Repeat the material exactly from its first line to the line that includes "(0,0) rectangle (1015,682);". Skip pictures.

** start RAW DATA **

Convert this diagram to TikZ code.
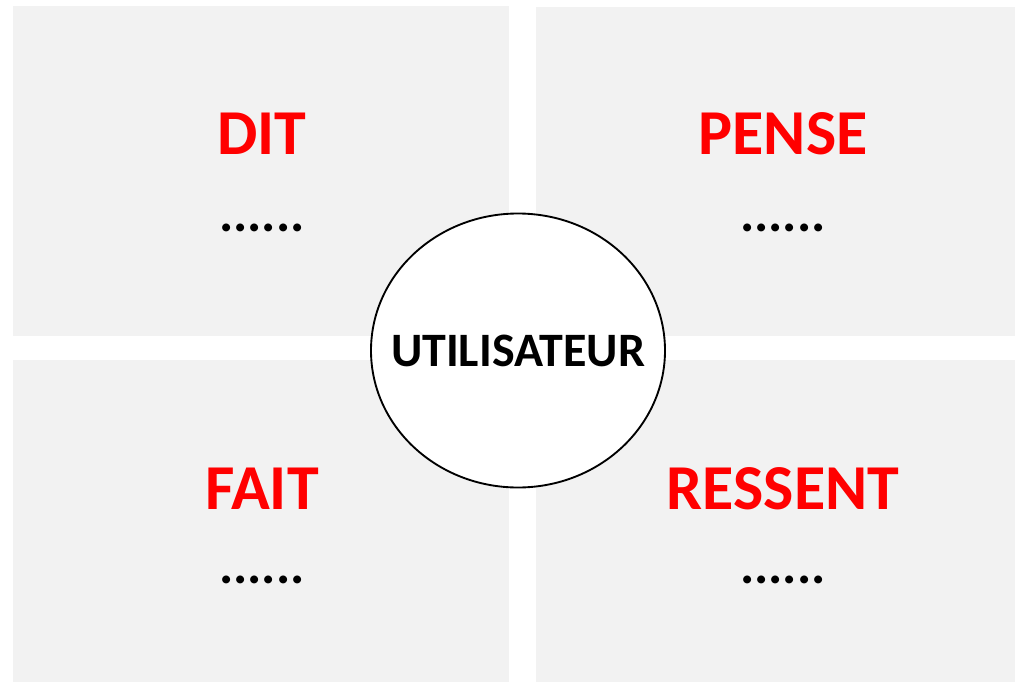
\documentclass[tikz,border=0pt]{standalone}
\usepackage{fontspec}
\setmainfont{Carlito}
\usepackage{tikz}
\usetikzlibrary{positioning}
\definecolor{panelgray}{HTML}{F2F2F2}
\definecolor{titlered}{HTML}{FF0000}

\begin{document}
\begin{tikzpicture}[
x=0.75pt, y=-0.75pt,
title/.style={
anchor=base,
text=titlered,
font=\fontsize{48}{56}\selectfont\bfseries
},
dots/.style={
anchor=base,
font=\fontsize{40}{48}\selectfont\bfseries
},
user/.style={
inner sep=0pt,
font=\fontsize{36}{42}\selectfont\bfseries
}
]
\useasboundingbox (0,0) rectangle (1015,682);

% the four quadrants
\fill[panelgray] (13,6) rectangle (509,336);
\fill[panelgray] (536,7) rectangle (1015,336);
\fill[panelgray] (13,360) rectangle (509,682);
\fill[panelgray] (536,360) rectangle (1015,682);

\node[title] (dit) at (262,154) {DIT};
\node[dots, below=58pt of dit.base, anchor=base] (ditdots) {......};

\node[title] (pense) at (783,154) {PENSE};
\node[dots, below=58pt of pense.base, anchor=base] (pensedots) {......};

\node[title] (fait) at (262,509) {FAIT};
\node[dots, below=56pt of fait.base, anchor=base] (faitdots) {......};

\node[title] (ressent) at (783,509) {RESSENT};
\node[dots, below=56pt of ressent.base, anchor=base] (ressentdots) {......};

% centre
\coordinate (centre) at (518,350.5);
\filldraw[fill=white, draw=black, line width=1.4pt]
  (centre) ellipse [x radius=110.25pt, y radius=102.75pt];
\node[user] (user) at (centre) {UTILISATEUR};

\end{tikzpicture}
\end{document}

** end RAW DATA **

### REPLY TO THE EXERCISE:
Convert this diagram to TikZ code.
\documentclass[tikz,border=0pt]{standalone}
\usepackage{fontspec}
\setmainfont{Carlito}
\usepackage{tikz}
\usetikzlibrary{positioning}
\definecolor{panelgray}{HTML}{F2F2F2}
\definecolor{titlered}{HTML}{FF0000}

\begin{document}
\begin{tikzpicture}[
x=0.75pt, y=-0.75pt,
title/.style={
anchor=base,
text=titlered,
font=\fontsize{48}{56}\selectfont\bfseries
},
dots/.style={
anchor=base,
font=\fontsize{40}{48}\selectfont\bfseries
},
user/.style={
inner sep=0pt,
font=\fontsize{36}{42}\selectfont\bfseries
}
]
\useasboundingbox (0,0) rectangle (1015,682);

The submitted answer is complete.